What came of ''giving vent to his feelings'' - petty sessions

Hertfordshire Mercury, 23rd March 1907

Transcript

Thomas Perry, a roadman, of Little Hadham, was charged with being drunk and disorderly at Little Hadham, on the 28th ult.

P.C. King said that he was at Hadham Ford at 11.40 p.m., on the 28th ult., when he heard someone coming from the direction of Bury Green, and using very bad language. Several times the man fell down, and when he got in the road witness recognised him. He used dreadful language, again fell down, and then witness with the aid of P.C. Jaquest took him home, the father unlocking the door to admit him. P.C. Jaquest corroborated and said that when the defendant got in the road he shouted ”Now I’ll give vent to my feelings.”  He threw P.C. King down, and it took them a quarter of an hour to get him home, a distance of only 100 yards. He was mad with drink.

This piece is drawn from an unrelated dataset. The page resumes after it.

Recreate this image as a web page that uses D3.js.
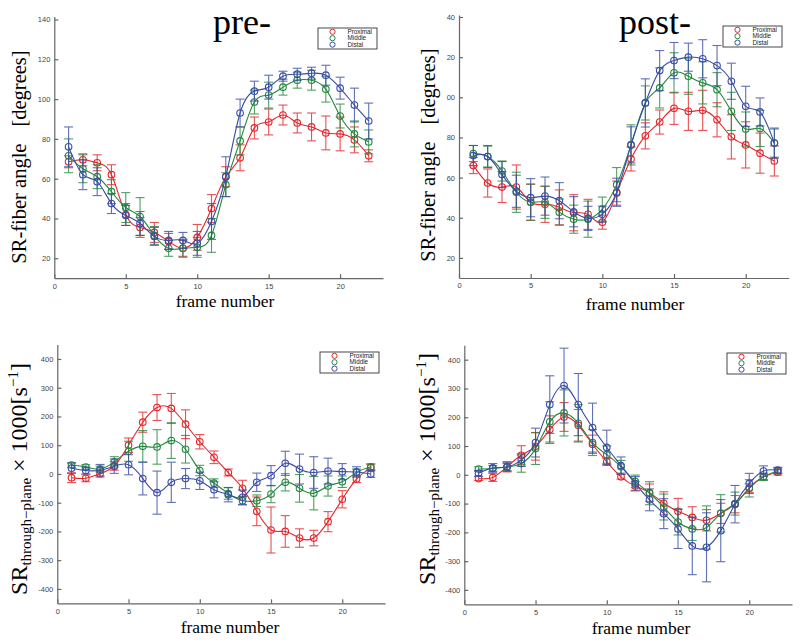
<!DOCTYPE html>
<html>
<head>
<meta charset="utf-8">
<script src="https://cdn.jsdelivr.net/npm/d3@7"></script>
<style>
  body { margin: 0; background: #fff; }
  svg { display: block; }
  .axis path, .axis line { stroke: #666; stroke-width: 1.2; }
  .axis text { font-family: "Liberation Sans", Arial, sans-serif; font-size: 7.5px; fill: #444; }
  .serif { font-family: "Liberation Serif", "Times New Roman", serif; fill: #000; }
  .legend text { font-family: "Liberation Sans", Arial, sans-serif; font-size: 6.3px; fill: #222; }
</style>
</head>
<body>
<svg id="chart"></svg>
<script>
// ---- data ----
const frames = [1,2,3,4,5,6,7,8,9,10,11,12,13,14,15,16,17,18,19,20,21,22];
const seriesNames = ["Proximal", "Middle", "Distal"];
const xTicks = [0, 5, 10, 15, 20];

const angleTicks = [20, 40, 60, 80, 100, 120, 140];
const angleTickLabelsPre = ["20", "40", "60", "80", "100", "120", "140"];
const angleTickLabelsPost = ["20", "40", "60", "80", "00", "20", "40"];
const srTicks = [-400, -300, -200, -100, 0, 100, 200, 300, 400];
const srTickLabels = ["-400", "-300", "-200", "-100", "0", "100", "200", "300", "400"];

// pre- : SR-fiber angle
const preAngleProximal    = [68.5,69.5,68,62,42,35.5,33,28.5,25,30.5,45,61,70.5,85.5,88.5,92,88,86,83,82.5,79.5,71.5];
const preAngleProximalErr = [3,3,4,5,5.5,5,5,4,4,6.5,7,5,6.5,5.5,6.5,5,5,7,8.5,8.5,6.5,3];
const preAngleMiddle      = [71.5,65,61,53.5,45.5,41,31.5,25,25,25.5,31.5,57,79,98.5,102,106,109.5,109.5,105,91.5,82.5,78.5];
const preAngleMiddleErr   = [8.5,7,6,6,7.5,9.5,4.5,4,4.5,5,8.5,6,7,6,6.5,4,4,5,6.5,6,6.5,6];
const preAngleDistal      = [76,62,58.5,47.5,41.5,37.5,31,29,29,27.5,38.5,61,93,104,106,111.5,112.5,113,112,105.5,97,89];
const preAngleDistalErr   = [10,7.5,7,5,5,6,4.5,4.5,4,6,9,10,7,5,6,2.5,3,3,5,5.5,8.5,9];

// post- : SR-fiber angle
const postAngleProximal    = [66,57.3,55.3,55.3,47.7,46.7,45.2,42.5,41.7,37.8,52.3,69.3,80.8,87.7,94.5,93,93.5,88.8,80.3,76.3,72.2,68.3];
const postAngleProximalErr = [4,7,7.7,11,9,9,8.7,9,7.5,3.5,6,6,6.5,6,8,9.5,10,8.5,11,11.5,10,7.5];
const postAngleMiddle      = [72,70.5,63.3,52.7,47.8,47.7,42.8,39.3,39.3,44.3,56.5,76.3,97.2,104.7,112.2,110.5,107.2,103.8,93,84.2,84.5,77.2];
const postAngleMiddleErr   = [4,5.2,5,10,9,8,6.5,7,9,6,8.5,10,8.5,10,10,9,10.5,8.5,9.5,8.5,9,7];
const postAngleDistal      = [71,70.5,61.5,53.2,50,50.8,48.5,43,39.7,41.8,52.7,76.3,97.2,113.3,118.3,120,119.2,115.8,108,95.5,92.7,77.2];
const postAngleDistalErr   = [5,5.5,6.5,8,9.5,9.5,9,7.5,6,4,7,9,12,10,9,7,9.5,10,9,10,7,7.5];

// pre- : through-plane strain rate x1000
const preSRProximal    = [-13,-15,1,28,100,180,231,228,173,112,58,5,-50,-130,-195,-200,-223,-223,-166,-88,-18,22];
const preSRProximalErr = [17,12,12,15,25,35,45,52,50,25,22,12,28,50,80,55,32,27,35,30,12,12];
const preSRMiddle      = [31,24,17,42,79,96,94,116,86,12,-32,-68,-93,-93,-70,-29,-50,-67,-42,-27,5,25];
const preSRMiddleErr   = [8,8,10,18,35,55,60,62,48,18,15,20,15,20,30,30,48,58,35,20,12,10];
const preSRDistal      = [20,12,13,27,32,-16,-65,-29,-16,-24,-55,-72,-81,-29,-6,37,17,5,10,8,7,0];
const preSRDistalErr   = [18,12,20,25,35,57,75,70,35,30,28,25,25,32,35,42,52,55,45,28,18,12];

// post- : through-plane strain rate x1000
const postSRProximal    = [-13,-9,28,68,99,157,201,172,106,45,-7,-39,-62,-99,-127,-148,-158,-134,-102,-46,-7,9];
const postSRProximalErr = [7,14,18,33,48,48,50,55,32,12,8,15,30,40,45,37,37,35,30,15,10,10];
const postSRMiddle      = [20,22,27,39,91,184,215,179,112,70,28,-23,-64,-112,-164,-188,-183,-134,-100,-47,-7,14];
const postSRMiddleErr   = [8,10,12,30,55,70,80,65,45,30,22,22,40,45,45,40,75,65,40,30,13,10];
const postSRDistal      = [5,24,27,51,112,244,310,244,164,95,32,-31,-87,-135,-188,-247,-252,-194,-102,-30,13,16];
const postSRDistalErr   = [10,15,15,22,50,100,130,108,85,60,30,25,38,52,68,100,120,108,65,35,18,10];

// ---- layout ----
const width = 800, height = 642;
const colors = { Proximal: "#e3262c", Middle: "#24883f", Distal: "#3a4ca6" };

const svg = d3.select("#chart").attr("width", width).attr("height", height);

const panels = [
  { left: 54.3, right: 383, top: 16.5, bottom: 278.2, yDomain: [10, 141.5],
    yTicks: angleTicks, yLabels: angleTickLabelsPre, kind: "angle",
    title: "pre-", titleX: 242, titleY: 34, xLabelX: 225, xLabelY: 307, yLabelX: 26, yLabelY: 157,
    legend: { x: 318, y: 28 },
    series: [[preAngleProximal, preAngleProximalErr], [preAngleMiddle, preAngleMiddleErr], [preAngleDistal, preAngleDistalErr]] },
  { left: 459, right: 788.7, top: 15, bottom: 278, yDomain: [10, 141],
    yTicks: angleTicks, yLabels: angleTickLabelsPost, kind: "angle",
    title: "post-", titleX: 655, titleY: 34, xLabelX: 635, xLabelY: 310, yLabelX: 435, yLabelY: 155,
    legend: { x: 723, y: 26 },
    series: [[postAngleProximal, postAngleProximalErr], [postAngleMiddle, postAngleMiddleErr], [postAngleDistal, postAngleDistalErr]] },
  { left: 57.3, right: 385, top: 344.6, bottom: 603.3, yDomain: [-450, 450],
    yTicks: srTicks, yLabels: srTickLabels, kind: "sr",
    xLabelX: 230, xLabelY: 633, yLabelX: 27, yLabelY: 479,
    legend: { x: 320, y: 352 },
    series: [[preSRProximal, preSRProximalErr], [preSRMiddle, preSRMiddleErr], [preSRDistal, preSRDistalErr]] },
  { left: 464.3, right: 792, top: 345.3, bottom: 604.3, yDomain: [-450, 450],
    yTicks: srTicks, yLabels: srTickLabels, kind: "sr",
    xLabelX: 641, xLabelY: 634, yLabelX: 435, yLabelY: 469,
    legend: { x: 727, y: 353 },
    series: [[postSRProximal, postSRProximalErr], [postSRMiddle, postSRMiddleErr], [postSRDistal, postSRDistalErr]] }
];

function drawPanel(p) {
  const g = svg.append("g");
  const x = d3.scaleLinear().domain([0, 23]).range([p.left, p.right]);
  const y = d3.scaleLinear().domain(p.yDomain).range([p.bottom, p.top]);

  g.append("g").attr("class", "axis")
    .attr("transform", `translate(0,${p.bottom})`)
    .call(d3.axisBottom(x).tickValues(xTicks).tickFormat(d3.format("d"))
      .tickSizeInner(-4).tickSizeOuter(0).tickPadding(5));

  g.append("g").attr("class", "axis")
    .attr("transform", `translate(${p.left},0)`)
    .call(d3.axisLeft(y).tickValues(p.yTicks).tickFormat((d, i) => p.yLabels[i])
      .tickSizeInner(-4).tickSizeOuter(0).tickPadding(4));

  const line = d3.line().curve(d3.curveNatural)
    .x(d => x(d.f)).y(d => y(d.v));

  p.series.forEach(([vals, errs], si) => {
    const name = seriesNames[si];
    const col = colors[name];
    const pts = frames.map((f, i) => ({ f: f, v: vals[i], e: errs[i] }));
    const s = g.append("g");

    const eb = s.selectAll(".eb").data(pts).enter().append("g")
      .attr("stroke", col).attr("stroke-width", 1.1).attr("opacity", 0.8);
    eb.append("line")
      .attr("x1", d => x(d.f)).attr("x2", d => x(d.f))
      .attr("y1", d => y(d.v - d.e)).attr("y2", d => y(d.v + d.e));
    eb.append("line")
      .attr("x1", d => x(d.f) - 4.5).attr("x2", d => x(d.f) + 4.5)
      .attr("y1", d => y(d.v - d.e)).attr("y2", d => y(d.v - d.e));
    eb.append("line")
      .attr("x1", d => x(d.f) - 4.5).attr("x2", d => x(d.f) + 4.5)
      .attr("y1", d => y(d.v + d.e)).attr("y2", d => y(d.v + d.e));

    s.append("path").attr("d", line(pts))
      .attr("fill", "none").attr("stroke", col).attr("stroke-width", 1.1);

    s.selectAll("circle").data(pts).enter().append("circle")
      .attr("cx", d => x(d.f)).attr("cy", d => y(d.v)).attr("r", 3.3)
      .attr("fill", "none").attr("stroke", col).attr("stroke-width", 1.1);
  });

  // legend
  const lg = g.append("g").attr("class", "legend")
    .attr("transform", `translate(${p.legend.x},${p.legend.y})`);
  lg.append("rect").attr("width", 59).attr("height", 21)
    .attr("fill", "#fff").attr("stroke", "#333").attr("stroke-width", 0.9);
  seriesNames.forEach((name, i) => {
    lg.append("circle").attr("cx", 14.5).attr("cy", 3.8 + i * 6.4).attr("r", 2.6)
      .attr("fill", "none").attr("stroke", colors[name]).attr("stroke-width", 1);
    lg.append("text").attr("x", 29.5).attr("y", 6 + i * 6.4).text(name);
  });

  // titles and axis labels
  if (p.title) {
    g.append("text").attr("class", "serif").attr("x", p.titleX).attr("y", p.titleY)
      .attr("text-anchor", "middle").style("font-size", "36px").text(p.title);
  }
  g.append("text").attr("class", "serif").attr("x", p.xLabelX).attr("y", p.xLabelY)
    .attr("text-anchor", "middle").style("font-size", "17.5px").text("frame number");

  const yl = g.append("text").attr("class", "serif")
    .attr("transform", `translate(${p.yLabelX},${p.yLabelY}) rotate(-90)`)
    .attr("text-anchor", "middle");
  if (p.kind === "angle") {
    yl.style("font-size", "20.5px");
    yl.append("tspan").text("SR-fiber angle");
    yl.append("tspan").attr("dx", 17).text("[degrees]");
  } else {
    yl.style("font-size", "24px");
    yl.append("tspan").text("SR");
    yl.append("tspan").attr("dy", 4).style("font-size", "15px").text("through\u2212plane");
    yl.append("tspan").attr("dy", -4).text(" \u00d7 1000[s");
    yl.append("tspan").attr("dy", -9).style("font-size", "15px").text("\u22121");
    yl.append("tspan").attr("dy", 9).text("]");
  }
}

panels.forEach(drawPanel);
</script>
</body>
</html>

The defendant said the Constable struck him in the chest and eye, and it passed his comprehension that police officers should concoct such evidence, as he was not drunk but excited. Henry Perry, the father, who was nearly deaf,  said his son was brought home by  the police at 12 p.m. His face was bleeding and both eyes discoloured owing to the treatment he had received. The Constable explained that his condition was due to his falling about. Mary Perry, who was deafer than her husband, said she got out of bed and saw the police use her son cruelly and brutally in the garden, the night being moonlight.

The Chairman said the Bench could do nothing but commit the defendant, who was evidently at the time in a very mad condition owing to drink. Of the nine convictions recorded against him, six were for direct drunkenness and disorder, and in all probability the other two were due to a similar cause. It was over two years since the defendant had appeared there, and it was hoped he had given up the habit.

A fine of 10 shillings with 7s 6d. costs would be inflicted, or in default a week’s imprisonment. A week was allowed for payment.